ANC internal report said to have shaken the party’s leadership shows that its support in Johannesburg has dropped as low as 37%.
Most members of the leadership had expected the party’s support in the metro to remain at just above 50% – in line with the trend in recent elections.
The Sunday Times can reveal that the party’s internal research department in Gauteng presented the “worrying” report to provincial leaders at a meeting late last year.
It is believed that the results of the survey indicated that the ANC’s approval rating in Gauteng’s three metros – Johannesburg, Tshwane and Ekurhuleni – stood at below 50%. Only in the West Rand district municipality did it appear to have the support of at least 50% of voters.
Provincial leaders had anticipated such results only in Tshwane, where they fear Julius Malema’s EFF is making inroads.
The ANC has been unfazed by the decline in support for it in Johannesburg – from 58.56% of the vote in 2011 to 53.63% in the 2014 general elections, focusing instead on Tshwane, where it won just more than 50% of the vote in 2014.
News of the report comes hard on the heels of Johannesburg mayor Parks Tau getting the thumbs up from ratings agencies for improving its finances. This week, Moody’s Investors Services upgraded Johannesburg by four notches based on its financial performance in the past three years.
A member of the ANC’s provincial executive said the dismal figures predicted for the party in Gauteng’s metros were tabled in October last year.
“The survey revealed that in Johannesburg we are sitting on 37%. In other regions we were around 30% to 40%. I am told recent surveys show that we have improved,” said a party leader.
Another party leader said: “We looked at those figures and said what do we need to do … it is worrying.”
The leader said that although the ANC in Gauteng had not seemed too perturbed by the poll predictions, they had been a serious cause for concern for the ANC’s head office.
Tau, who is chairman of the ANC’s greater Johannesburg region, said on Friday that he was not aware of the predictions.
“We will only know where we stand after the ANC’s provincial general council on Sunday,” he said.
In Tshwane, the party has been rocked by violent factional infighting, with one faction set on mayor Kgosientso Ramokgopa retaining his position, and another demanding that he be replaced by ANC Tshwane deputy chairman Mapiti Matsena.
Meanwhile, it is understood that national ANC leaders have warned Gauteng leaders that their “anti-Zuma” stance could cost them victory in the elections.
The provincial leadership of Gauteng said last month that President Jacob Zuma must “do the right thing” and resign in light of the Constitutional Court judgment against him that found he had acted in breach of the constitution.
ANC provincial chairman Paul Mashatile said at provincial general council in Pretoria on Friday evening that the ANC in Gauteng would fill the 90000-seater FNB Stadium without help from other provinces when it launches its provincial manifesto.

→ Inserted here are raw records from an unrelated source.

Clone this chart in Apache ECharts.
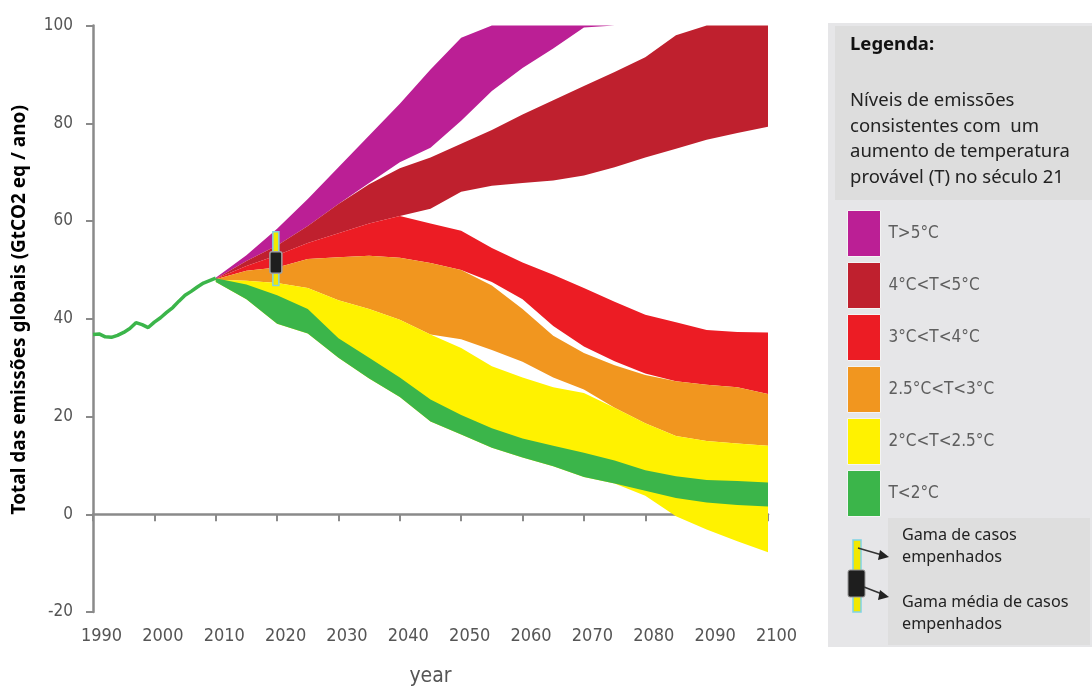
<!DOCTYPE html>
<html>
<head>
<meta charset="utf-8">
<script src="https://cdn.jsdelivr.net/npm/echarts@6/dist/echarts.min.js"></script>
<style>html,body{margin:0;padding:0;background:#fff}#c{width:1092px;height:687px}</style>
</head>
<body>
<div id="c"></div>
<script>
// ---- data ----
const xTicks = [1990, 2000, 2010, 2020, 2030, 2040, 2050, 2060, 2070, 2080, 2090, 2100];
const yTicks = [-20, 0, 20, 40, 60, 80, 100];

const histYears  = [1990,1991,1992,1993,1994,1995,1996,1997,1998,1999,2000,2001,2002,2003,2004,2005,2006,2007,2008,2009,2010];
const histValues = [36.8,36.9,36.3,36.2,36.6,37.2,38.0,39.2,38.8,38.2,39.3,40.2,41.3,42.3,43.6,44.8,45.6,46.5,47.3,47.8,48.3];

const years    = [2010,2015,2020,2025,2030,2035,2040,2045,2050,2055,2060,2065,2070,2075,2080,2085,2090,2095,2100];
const purpleHi = [48.4,53.0,58.4,64.5,71.0,77.5,84.0,91.0,97.5,100,100,100,100,100,100,100,100,100,100];
const purpleLo = [48.2,51.8,55.0,59.0,63.5,67.8,72.0,75.0,80.5,86.6,91.3,95.3,99.6,100,100,100,100,100,100];
const darkHi   = [48.2,51.8,55.0,59.0,63.5,67.5,70.8,73.0,75.8,78.6,81.8,84.7,87.6,90.5,93.5,98.0,100,100,100];
const darkLo   = [48.2,50.8,53.0,55.5,57.5,59.5,61.0,62.5,66.0,67.2,67.8,68.3,69.3,71.0,73.0,74.8,76.6,78.0,79.3];
const redHi    = [48.2,50.8,53.0,55.5,57.5,59.5,61.0,59.5,58.0,54.5,51.5,49.0,46.3,43.5,40.8,39.3,37.7,37.3,37.2];
const redLo    = [48.1,49.8,50.5,52.2,52.6,52.9,52.5,51.4,50.0,47.5,44.0,38.5,34.3,31.3,28.8,27.2,26.5,26.0,24.6];
const orangeHi = [48.1,49.8,50.5,52.2,52.6,52.9,52.5,51.4,50.0,46.8,42.0,36.5,33.0,30.5,28.5,27.2,26.5,26.0,24.6];
const orangeLo = [48.0,47.8,47.3,46.3,43.8,42.0,39.8,36.8,35.8,33.6,31.2,28.0,25.5,21.8,18.6,16.0,15.0,14.5,14.0];
const yellowHi = [48.0,47.8,47.3,46.3,43.8,42.0,39.8,36.8,34.0,30.3,28.0,26.0,24.8,21.8,18.6,16.0,15.0,14.5,14.0];
const yellowLo = [47.5,44.0,39.0,37.0,32.0,27.8,24.0,19.0,16.3,13.6,11.6,9.8,7.6,6.3,3.8,-0.4,-3.1,-5.5,-7.8];
const greenHi  = [48.3,47.0,44.8,42.0,36.0,32.0,28.0,23.5,20.3,17.6,15.5,14.0,12.6,11.0,9.0,7.8,7.0,6.8,6.5];
const greenLo  = [47.5,44.0,39.0,37.0,32.0,27.8,24.0,19.0,16.3,13.6,11.6,9.8,7.6,6.3,4.8,3.3,2.4,1.9,1.6];

const bandNames = ['T>5°C', '4°C<T<5°C', '3°C<T<4°C', '2.5°C<T<3°C', '2°C<T<2.5°C', 'T<2°C'];

const pledgeYear  = 2019.8;
const pledgeRange = [46.8, 57.8];
const pledgeMid   = [49.3, 53.7];

// ---- styles ----
const bandColors = ['#bb1f95', '#bf202e', '#ec1c24', '#f1961f', '#fff200', '#3bb54a'];
const narrow = "'Liberation Sans Narrow', 'DejaVu Sans Condensed', sans-serif";
const bands = [
  [purpleLo, purpleHi], [darkLo, darkHi], [redLo, redHi],
  [orangeLo, orangeHi], [yellowLo, yellowHi], [greenLo, greenHi]
];

const series = [];
bands.forEach(([lo, hi], k) => {
  series.push({
    type: 'custom', name: bandNames[k], silent: true, z: 2,
    itemStyle: { color: bandColors[k] },
    data: years.map((y, i) => [y, lo[i], hi[i]]),
    encode: { x: 0, y: [1, 2] },
    renderItem: (params, api) => {
      if (params.dataIndex !== 0) return;
      const pts = [];
      for (let i = 0; i < years.length; i++) pts.push(api.coord([years[i], hi[i]]));
      for (let i = years.length - 1; i >= 0; i--) pts.push(api.coord([years[i], lo[i]]));
      return { type: 'polygon', shape: { points: pts }, style: { fill: bandColors[k] } };
    }
  });
});
series.push({
  type: 'line', name: 'hist', data: histYears.map((y, i) => [y, histValues[i]]),
  symbol: 'none', lineStyle: { color: '#3bb54a', width: 3.5 }, silent: true, z: 5
});
series.push({
  type: 'custom', name: 'pledge', silent: true, z: 10,
  data: [[pledgeYear, pledgeRange[0], pledgeRange[1], pledgeMid[0], pledgeMid[1]]],
  encode: { x: 0, y: [1, 2] },
  renderItem: (params, api) => {
    const b = api.coord([api.value(0), api.value(1)]);
    const t = api.coord([api.value(0), api.value(2)]);
    const m1 = api.coord([api.value(0), api.value(3)]);
    const m2 = api.coord([api.value(0), api.value(4)]);
    return { type: 'group', children: [
      { type: 'rect', shape: { x: b[0] - 3, y: t[1], width: 6, height: b[1] - t[1] },
        style: { fill: '#f2e800', stroke: '#7fd3e3', lineWidth: 1.5 } },
      { type: 'rect', shape: { x: b[0] - 6, y: m2[1], width: 12, height: m1[1] - m2[1], r: 2 },
        style: { fill: '#1e1e1e', stroke: '#a0a0a0', lineWidth: 1.5 } }
    ]};
  }
});

const axisGray = '#8a8a8a';
const option = {
  backgroundColor: '#ffffff',
  animation: false,
  grid: { left: 93, right: 324, top: 25.5, bottom: 75, containLabel: false, outerBoundsMode: 'none' },
  xAxis: [
    { type: 'value', min: xTicks[0], max: xTicks[xTicks.length - 1], interval: 10,
      axisLine: { onZero: true, lineStyle: { color: axisGray, width: 2.5 } },
      axisTick: { show: true, inside: false, length: 7, lineStyle: { color: axisGray, width: 2 } },
      axisLabel: { show: false }, splitLine: { show: false } },
    { type: 'value', position: 'bottom', min: xTicks[0], max: xTicks[xTicks.length - 1], interval: 10,
      axisLine: { show: false, onZero: false }, axisTick: { show: false }, splitLine: { show: false },
      axisLabel: { show: true, margin: 15, color: '#555', fontSize: 18, fontFamily: narrow,
        padding: [0, 0, 0, 17],
        formatter: v => String(xTicks.find(t => t === v) ?? v) },
      name: 'year', nameLocation: 'middle', nameGap: 54,
      nameTextStyle: { color: '#555', fontSize: 21, fontFamily: narrow } }
  ],
  yAxis: {
    type: 'value', min: yTicks[0], max: yTicks[yTicks.length - 1], interval: 20,
    axisLine: { show: true, lineStyle: { color: axisGray, width: 2.5 } },
    axisTick: { show: true, length: 7, lineStyle: { color: axisGray, width: 2 } },
    splitLine: { show: false },
    axisLabel: { margin: 20, color: '#555', fontSize: 17, fontFamily: narrow,
      formatter: v => String(yTicks.find(t => t === v) ?? v) },
    name: 'Total das emissões globais (GtCO2 eq / ano)', nameLocation: 'middle', nameGap: 64,
    nameTextStyle: { color: '#000', fontSize: 19, fontWeight: 'bold', fontFamily: 'Noto Sans', padding: [0, 0, 0, 18] }
  },
  legend: {
    data: bandNames, orient: 'vertical', left: 847, top: 210, padding: 0,
    itemWidth: 33, itemHeight: 46, itemGap: 5, icon: 'rect', selectedMode: false,
    itemStyle: { borderColor: '#f4f4f4', borderWidth: 1 },
    textStyle: { color: '#5e5e5e', fontSize: 17, fontFamily: narrow, padding: [3, 0, 0, 3] }
  },
  graphic: { elements: [
    { type: 'rect', shape: { x: 828, y: 23, width: 264, height: 624 }, style: { fill: '#e6e6e8' }, z: -10 },
    { type: 'rect', shape: { x: 835, y: 26, width: 257, height: 174 }, style: { fill: '#dddddd' }, z: -9 },
    { type: 'rect', shape: { x: 888, y: 518, width: 202, height: 127 }, style: { fill: '#dedede' }, z: -9 },
    { type: 'text', x: 850, y: 45, style: { text: 'Legenda:', fill: '#111', font: "bold 18.5px 'Noto Sans'", verticalAlign: 'middle' } },
    { type: 'text', x: 850, y: 88, style: { text: 'Níveis de emissões\nconsistentes com  um\naumento de temperatura\nprovável (T) no século 21',
      fill: '#222', font: "18.5px 'Noto Sans'", lineHeight: 25.5, verticalAlign: 'top' } },
    { type: 'text', x: 902, y: 525, style: { text: 'Gama de casos\nempenhados', fill: '#222', font: "16.2px 'Noto Sans'", lineHeight: 21.5, verticalAlign: 'top' } },
    { type: 'text', x: 902, y: 592, style: { text: 'Gama média de casos\nempenhados', fill: '#222', font: "16.2px 'Noto Sans'", lineHeight: 21.5, verticalAlign: 'top' } },
    { type: 'rect', shape: { x: 853, y: 540, width: 8, height: 72 }, style: { fill: '#f2e800', stroke: '#7fd3e3', lineWidth: 1.5 } },
    { type: 'rect', shape: { x: 848, y: 570, width: 17, height: 27, r: 2 }, style: { fill: '#1e1e1e', stroke: '#999', lineWidth: 1 } },
    { type: 'line', shape: { x1: 858, y1: 548, x2: 882, y2: 555 }, style: { stroke: '#333', lineWidth: 1.5 } },
    { type: 'polygon', shape: { points: [[889, 557], [880, 550], [878, 560]] }, style: { fill: '#222' } },
    { type: 'line', shape: { x1: 864, y1: 587, x2: 882, y2: 594 }, style: { stroke: '#333', lineWidth: 1.5 } },
    { type: 'polygon', shape: { points: [[889, 597], [880, 590], [878, 600]] }, style: { fill: '#222' } }
  ]},
  series
};
const chart = echarts.init(document.getElementById('c'), null, { renderer: 'canvas' });
chart.setOption(option);
</script>
</body>
</html>
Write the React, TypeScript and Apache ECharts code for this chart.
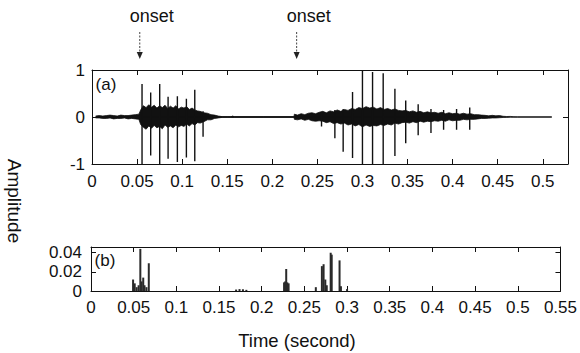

“Our election machinery is well oiled. On June 4, we will have our provincial launch of the ANC election manifesto at FNB Stadium. Comrades, we are going into battle. There is no turning back,” he said.
Addressing the meeting, Zuma appeared to urge the provincial ANC to put aside party politics and focus on winning the elections.
“Instead of discussing how we move forward, we discuss what is the position of Gauteng for 2017 [when the party holds its elective conference],” Zuma said.
Zuma emphasised that diminished electoral support eroded the ANC’s power to institute change.
“How can we leave the [economic hub of South Africa] to people who don’t even know what they are doing? Jesus!
“Others are making big noise because they don’t even know how a gun looks like, they talk about guns just to try and intimidate people for sweet nothing,” said Zuma in reference to a statement by Malema that the EFF will remove the government “through the barrel of a gun”.